Tuesday, January 21, 2014
Press Release: As Dungeons & Dragons Turns 40, Authors Update Their Account of Its Deep Influence on Computer Games
Carnegie Mellon's ETC Press Publishes New Edition of "Dungeons & Dreamers"
Contact: Byron Spice / 412-268-9068 / email@example.com
PITTSBURGH—As the fantasy role-playing game Dungeons & Dragons (D&D) turns 40 on Jan. 26, Carnegie Mellon University's ETC Press is releasing an updated second edition of "Dungeons & Dreamers: A story of how computer games created a global community," which describes how the tabletop game shaped much of the modern computer game landscape.
The book by authors John Borland and Brad King traces the stories of the people who built the early and most influential virtual game worlds. In the updated edition, they further explore themes that were only beginning to emerge when their book was first published in 2003.

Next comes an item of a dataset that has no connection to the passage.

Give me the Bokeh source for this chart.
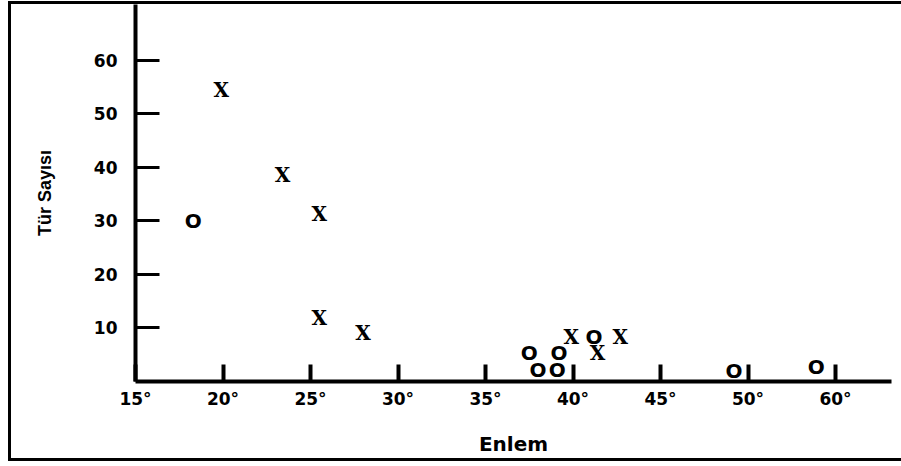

D&D was created by Gary Gygax and Dave Arneson in 1974. As Borland and King explain, the game captured the attention of a small, but influential group of players, many of whom also gravitated to the computer networks that were then appearing on college campuses. With the subsequent emergence of the personal computer, a generation of geeky storytellers arose that translated communal D&D playing experiences into the virtual world of computer games.
"The more we spoke with game developers such as Richard Garriott de Cayeux, John Romero and John Carmack, the more it became clear how deeply Dungeons & Dragons had impacted their view of how to build a game," said King, now an assistant professor of journalism at Ball State University. "Garriott, in particular, wanted to create vibrant, interactive spaces where people could be themselves. It wasn't enough for players to figure out what he wanted them to do; Garriott wanted them to create their own adventures."
Those virtual worlds and computer gamers have helped drive a global video game industry today worth more than $20 billion, according to the Entertainment Software Association.
"'Dungeons & Dreamers' tells the epic story of the rise of the games industry from its geeky roots to its mass market dominance," said Garriott, creator of the Ultima franchise. "None of us who were there at the beginning had any expectations it would rise to overshadow all other communications media combined ... but it has. Today, what started on tiny machines as an homage to our paper gaming roots, now leads all other creative media in reaching a global audience, impacting society and generating revenues."
"We're excited to release the new edition of 'Dungeons & Dreamers' through ETC Press," said Drew Davidson, director of Carnegie Mellon's Entertainment Technology Center and editor of ETC Press. "The new book updates its exploration of D&D and its lasting influence."
The book will be available in retail outlets on March 15. Pre-sale orders are available through http://www.dungeonsanddreamers.com.
The ETC Press is an academic and open-source publishing imprint that distributes its work in print, electronic and digital form. Inviting readers to contribute to and create versions of each publication, ETC Press fosters a community of collaborative authorship and dialogue across media. ETC Press represents an experiment and an evolution in publishing, bridging virtual and physical media to redefine the future of publication.